Так что — да: мобильные телефоны и вправду стали слишком уж опасны. И соседка Макса, которая подпольно осуществила трансмутацию своей двухлетней дочери, изображала из себя законопослушную гражданку: такими гаджетами не пользовалась.

— Через сутки вы сможете отсюда выйти и отправиться домой. А мужу наврёте, что попали в плен к колберам, и вам только чудом удалось вырваться от них, — сказал ей Макс. — И, разумеется, в ваших же интересах молчать о том, что вы видели меня. Схема проста: я попадаю в руки полиции — вы попадаете не скамью подсудимых за трансмутацию малолетней дочери.

— Доказательств у вас нет! Иначе вы не стали бы меня здесь запирать.
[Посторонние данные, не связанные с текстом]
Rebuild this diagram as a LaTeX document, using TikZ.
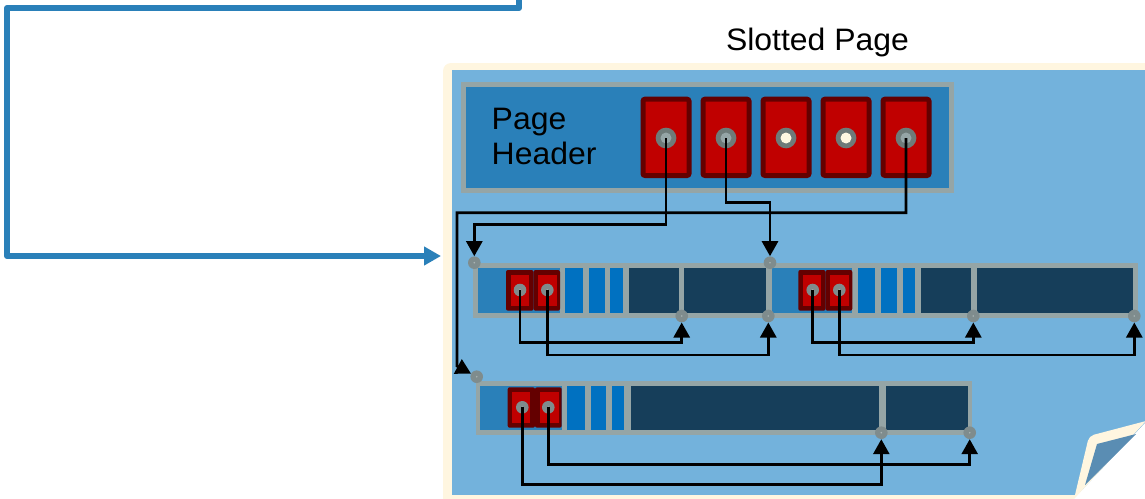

— Медицинское освидетельствование твоей дочери, золотце, может стать таким доказательством, — сказала Ирма. — Но ради неё мы всё-таки хотим дать тебе шанс — как и обещала бэб… как обещала моя подруга. — Она явно поняла, что продолжать и дальше именовать Настасью бэбинькой — неуместно и даже смешно.

После этого Ирма, Макс и Настасья уже без всяких препон спустились на подземную стоянку.

— Как думаешь, она расскажет кому-нибудь о встрече с нами? — спросила Настасья Ирму; теперь, после инцидента в лифте, они все были друг с другом на ты.

— Через сутки это уже не будет иметь значения. Вы окажетесь далеко отсюда. Я об этом позабочусь. А вот и наш транспорт! — И барышня фон Берг указала на полицейский электрокар, возле распахнутой дверцы которого застыл молодой мужчина в темно-синей форме.

«Неужто она всё-таки сдала нас полиции?» — подумал Макс, не веря собственным глазам. И тут же до его слуха донесся пронзительный, переходящий на фистулу, женский голос:

— Офицер! Офицер, помогите! Меня и моего ребенка похитили!

Они все — включая и молодого полицейского, и даже Гастона, — повернули головы к источнику этого голоса. Да, Макс выбросил все телефонные аппараты, что имелись у него в квартире. Но кое о чем позабыл: переговорное устройство домофона имело двустороннюю связь.

[1] Я есмь пастырь добрый: пастырь добрый полагает жизнь свою за овец (нем.). От Иоанна (10; 11).